À la vue de ce panorama - écrasant tant visuellement qu'émotionnellement - j'ai découvert les méthodes audacieuses utilisées par le monde de l'art ukrainien pour résister de manière non-violente à l'occupation. Dans cet article, je canalise les connaissances d'Olga Sagaidak sur la protection civile non-armée des sites culturels en Ukraine. J'analyse également l'appel du monde artistique ukrainien à un boycott international de la culture russe. Dans mon deuxième article (prochainement disponible en français), j'aborde la question de la résistance culturelle documentaire : l'enregistrement systématique de la destruction de la culture du pays occupé, comme moyen d'exposer la vérité et d'obtenir éventuellement des réparations une fois la guerre terminée.

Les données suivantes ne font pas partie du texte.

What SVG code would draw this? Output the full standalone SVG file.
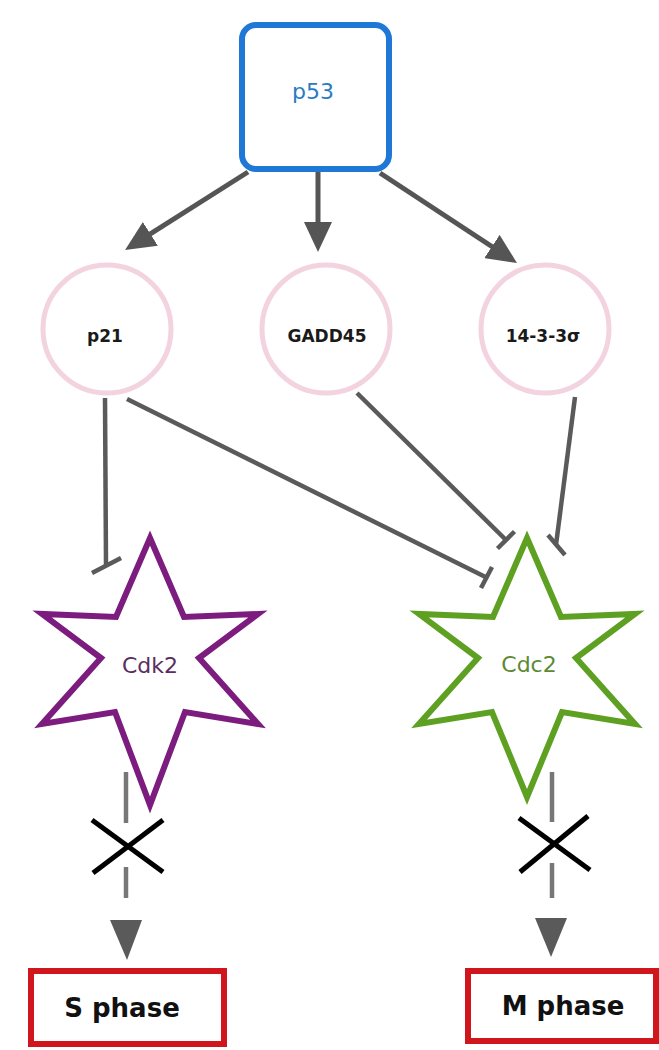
<svg xmlns="http://www.w3.org/2000/svg" width="659" height="1050" viewBox="0 0 659 1050">
<style>
.lbl{font-family:"DejaVu Sans",Verdana,sans-serif;text-anchor:middle}
.circ{fill:none;stroke:#f2d3df;stroke-width:5}
.act{stroke:#555;stroke-width:5;fill:none}
.inh{stroke:#5a5a5a;stroke-width:4.5;fill:none}
.dash{stroke:#777;stroke-width:4.5}
.cross{stroke:#000;stroke-width:5}
.phase{fill:#fff;stroke:#d0151c;stroke-width:6}
.head{fill:#5a5a5a}
</style>
<defs>
<marker id="arr" markerUnits="userSpaceOnUse" markerWidth="30" markerHeight="28" refX="22" refY="14" orient="auto">
<path d="M0,0 L30,14 L0,28 z" fill="#555"/>
</marker>
</defs>
<rect width="659" height="1050" fill="#fff"/>
<g id="connectors">
<line class="act" x1="248" y1="172" x2="131.8" y2="245.7" marker-end="url(#arr)"/>
<line class="act" x1="318" y1="170" x2="318" y2="244" marker-end="url(#arr)"/>
<line class="act" x1="380" y1="173" x2="510.3" y2="258.6" marker-end="url(#arr)"/>
<line class="inh" x1="105" y1="398" x2="106" y2="565"/>
<line class="inh" x1="92" y1="573" x2="121" y2="558"/>
<line class="inh" x1="127" y1="399" x2="486.5" y2="577.5"/>
<line class="inh" x1="481" y1="588" x2="492" y2="567"/>
<line class="inh" x1="357" y1="393" x2="506" y2="540"/>
<line class="inh" x1="497.5" y1="548.5" x2="514.5" y2="531.5"/>
<line class="inh" x1="575" y1="397" x2="556" y2="545"/>
<line class="inh" x1="548" y1="535" x2="565" y2="555"/>
<line class="dash" x1="126" y1="772" x2="126" y2="823"/>
<line class="dash" x1="126" y1="867" x2="126" y2="898"/>
<line class="cross" x1="92" y1="820" x2="163" y2="872"/>
<line class="cross" x1="163" y1="820" x2="93" y2="873"/>
<path class="head" d="M110,920 L142,920 L127,960 z"/>
<line class="dash" x1="552" y1="772" x2="552" y2="822"/>
<line class="dash" x1="552" y1="863" x2="552" y2="898"/>
<line class="cross" x1="519" y1="818" x2="590" y2="870"/>
<line class="cross" x1="588" y1="816" x2="520" y2="872"/>
<path class="head" d="M535,918 L567,918 L551,957 z"/>
</g>
<g id="p53">
<rect x="242" y="25" width="147" height="144" rx="14" fill="#fff" stroke="#1f78d6" stroke-width="6"/>
<text class="lbl" x="313" y="99" font-size="22" fill="#2b7bc4">p53</text>
</g>
<g id="p21">
<circle class="circ" cx="107" cy="329" r="64"/>
<text class="lbl" x="105" y="342" font-size="17" font-weight="bold" fill="#1a1a1a">p21</text>
</g>
<g id="gadd45">
<circle class="circ" cx="326" cy="329" r="64"/>
<text class="lbl" x="327" y="342" font-size="17" font-weight="bold" fill="#1a1a1a">GADD45</text>
</g>
<g id="s1433">
<circle class="circ" cx="545" cy="329" r="64"/>
<text class="lbl" x="543" y="342" font-size="17" font-weight="bold" fill="#1a1a1a">14-3-3σ</text>
</g>
<g id="cdk2">
<polygon points="150,538 184,617 258,614 199,658 258,724 185,712 150,805 115,712 42,724 101,658 42,614 116,617" fill="#fff" stroke="#7b1c7e" stroke-width="6" stroke-linejoin="miter"/>
<text class="lbl" x="150" y="673" font-size="22" fill="#5a2d5e">Cdk2</text>
</g>
<g id="cdc2">
<polygon points="527,538 561,617 635,614 576,658 635,724 562,712 527,797 492,712 419,724 478,658 419,614 493,617" fill="#fff" stroke="#5ea022" stroke-width="6" stroke-linejoin="miter"/>
<text class="lbl" x="529" y="672" font-size="22" fill="#5b8a33">Cdc2</text>
</g>
<g id="sphase">
<rect class="phase" x="31" y="971" width="193" height="73"/>
<text class="lbl" x="122" y="1017" font-size="26" font-weight="bold" fill="#111">S phase</text>
</g>
<g id="mphase">
<rect class="phase" x="468" y="971" width="188" height="70"/>
<text class="lbl" x="563" y="1015" font-size="26" font-weight="bold" fill="#111">M phase</text>
</g>
</svg>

Olga Sagaidak est originaire de Kyiv où elle a siégé au conseil des superviseurs de l'Institut ukrainien, une organisation de diplomatie culturelle fondée par le Cabinet des ministres en 2017. Lorsque l'armée russe a envahi l'Ukraine le 24 février 2022, le travail de l'Institut a explosé avec de nouvelles dimensions, de nouveaux défis et de terribles enjeux politiques.
L'expérience de mon interlocutrice dans le monde de l'art va de l'étude de l'histoire de l'art et de la copropriété d'une maison de vente aux enchères, à la cofondation d'une fondation caritative qui développe des réseaux pour connecter l'est, le sud et le "ouest extrême" de l'Ukraine par l'art et la culture. Elle se définit avant tout comme une activiste culturelle.
En mars dernier, au lendemain du jour où Olga a fui Kyiv pour s'installer à Paris avec sa famille, elle s'est rendue au Centre culturel d'Ukraine en France pour proposer un travail bénévole, accompagnée par quelques collègues. Le groupe a décidé d'amplifier la voix des Ukrainiens à travers l'art et de construire un pont culturel avec le public français. Ils veulent inciter les Français à s'opposer à l'impérialisme russe.
Olga est donc bien placée pour comprendre le rôle central que joue la culture dans la guerre en Ukraine. Plus important encore, elle comprend comment et pourquoi la résistance culturelle est essentielle pour préserver la société ukrainienne et affaiblir le soutien de Poutine. Elle a efficacement résumé pour moi que "cette guerre est une guerre des cultures".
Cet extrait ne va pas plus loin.